The Obama campaign continued its attacks on Mitt Romney's taxes with the Tuesday release of a new Web video targeting the GOP presidential hopeful with allegedly using tax shelters and loopholes.
The ad pits Romney's alleged use of tax shortcuts against his running mate Paul Ryan's comments about eliminating tax loopholes for the wealthy.
"What we're saying is take away the tax shelters that are uniquely enjoyed by people in the top tax brackets so they can't shelter as much money from taxation," Ryan says in the video.
The ad cites a
Washington Post article that accuses Romney of leaving Bain Capital with "rare tax benefits in retirement" and goes on to call for the former Massachusetts governor to release more than two years worth of tax returns.
"By refusing to release multiple years of tax returns, [Mitt Romney's] flouting decades of precedent set in motion by his father during his own presidential run in 1968," Obama For America spokeswoman Lis Smith said in a statement.

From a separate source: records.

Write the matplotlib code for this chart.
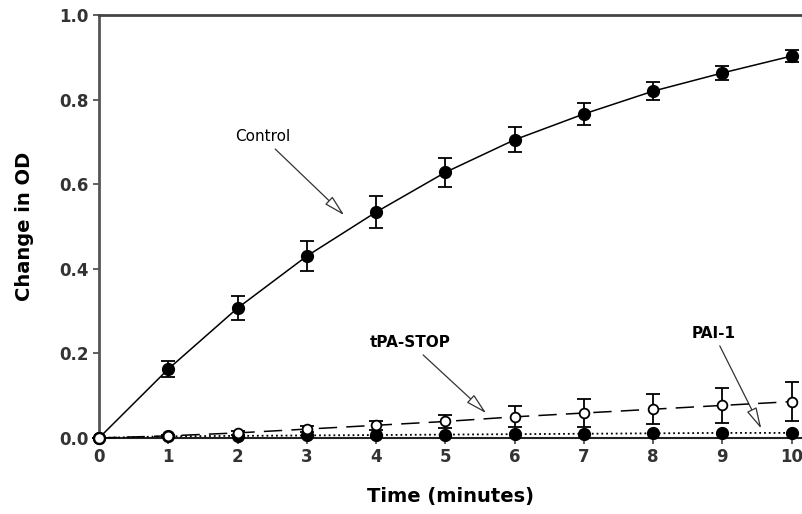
import numpy as np
import matplotlib.pyplot as plt

plt.rcParams['font.family'] = ['DejaVu Sans']

time = [0, 1, 2, 3, 4, 5, 6, 7, 8, 9, 10]
control = [0.0, 0.163, 0.307, 0.430, 0.534, 0.628, 0.705, 0.766, 0.820, 0.863, 0.903]
control_err = [0.0, 0.018, 0.028, 0.035, 0.037, 0.035, 0.030, 0.027, 0.022, 0.017, 0.015]
tpa_stop = [0.0, 0.005, 0.012, 0.021, 0.030, 0.039, 0.050, 0.059, 0.068, 0.077, 0.086]
tpa_err = [0.0, 0.003, 0.005, 0.007, 0.010, 0.015, 0.025, 0.032, 0.036, 0.042, 0.047]
pai1 = [0.0, 0.004, 0.005, 0.006, 0.007, 0.008, 0.009, 0.010, 0.011, 0.012, 0.012]
pai1_err = [0.0, 0.001, 0.001, 0.001, 0.001, 0.002, 0.002, 0.002, 0.002, 0.002, 0.002]

fig = plt.figure(figsize=(8.03, 5.14), dpi=100)
ax = fig.add_axes([0.1233, 0.1479, 0.8755, 0.8229])

ax.errorbar(time, pai1, yerr=pai1_err, color='black', ls=':', lw=1.3,
            marker='o', ms=8.5, mfc='black', mec='black', capsize=4, clip_on=False, zorder=3)
ax.errorbar(time, tpa_stop, yerr=tpa_err, color='black', ls=(0, (12, 6)), lw=1.1,
            marker='o', ms=7, mfc='white', mec='black', mew=1.3, capsize=5,
            elinewidth=1.3, capthick=1.3, clip_on=False, zorder=4)
ax.errorbar(time, control, yerr=control_err, color='black', ls='-', lw=1.1,
            marker='o', ms=8.5, mfc='black', mec='black', capsize=5,
            elinewidth=1.3, capthick=1.3, clip_on=False, zorder=5)
# open marker at origin
ax.plot([0], [0], marker='o', ms=7.5, mfc='white', mec='black', mew=1.3, clip_on=False, zorder=6)

ax.set_xlim(0, 10.15)
ax.set_ylim(0, 1.0)
ax.set_xticks(range(0, 11))
ax.set_yticks(np.arange(0, 1.01, 0.2))
ax.set_yticklabels(['%.1f' % v for v in np.arange(0, 1.01, 0.2)])

for lab in ax.get_xticklabels() + ax.get_yticklabels():
    lab.set_fontweight('bold')
    lab.set_fontsize(12)
ax.tick_params(direction='out', length=4, width=1.2, colors='#444444', labelcolor='#333333')

ax.spines['left'].set_color('#555555')
ax.spines['left'].set_linewidth(2)
ax.spines['top'].set_color('#444444')
ax.spines['top'].set_linewidth(2)
ax.spines['bottom'].set_color('#222222')
ax.spines['bottom'].set_linewidth(1.5)
ax.spines['right'].set_color('#cccccc')
ax.spines['right'].set_linewidth(1)

ax.set_xlabel('Time (minutes)', fontsize=14, fontweight='bold', labelpad=15)
ax.set_ylabel('Change in OD', fontsize=14, fontweight='bold', labelpad=18)

arrow = dict(arrowstyle='-|>,head_length=1.2,head_width=0.3', fc='white', ec='#333333', lw=0.9)
ax.annotate('Control', xy=(3.57, 0.522), xytext=(2.36, 0.712), fontsize=11,
            ha='center', va='center', arrowprops=arrow)
ax.annotate('tPA-STOP', xy=(5.62, 0.054), xytext=(4.49, 0.225), fontsize=11,
            fontweight='bold', ha='center', va='center', arrowprops=arrow)
ax.annotate('PAI-1', xy=(9.58, 0.016), xytext=(8.87, 0.248), fontsize=11,
            fontweight='bold', ha='center', va='center', arrowprops=arrow)

fig.savefig('out.png', dpi=100)
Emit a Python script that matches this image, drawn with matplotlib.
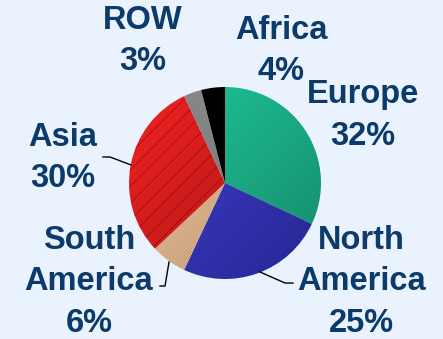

"Until Romney releases more years of returns, the American people won’t know his motivations on critical policy issues like tax reform or whether he was investing in offshore accounts and foreign tax havens to avoid paying his fair share of U.S. taxes."
But as Democrats push the issue to the forefront of their reelection campaign going into this week's Democratic National Convention, the Romney camp looked to turn attention away from their candidate's finances and back onto to nation's weakened economy.
"Just days after the Obama campaign conceded that Americans are not better off than they were four years ago, it is not surprising that they would again attempt to distract voters from President Obama’s failed economic record," Romney spokeswoman Amanda Henneberg responded.
"At this week’s convention, the Obama campaign won’t be able to talk about President Obama’s record of chronic unemployment, falling incomes, and skyrocketing gas prices," she said.
Vice presidential nominee Ryan continued to tour battleground states Tuesday, gnawing on the president's fiscal record at an Ohio rally.
"They fired Carter and hired Reagan, and were going to do the same thing," Ryan said. "You really can't look at the data, the suffering family, or the jobs losses ... and honestly say we're better off than we were four years ago."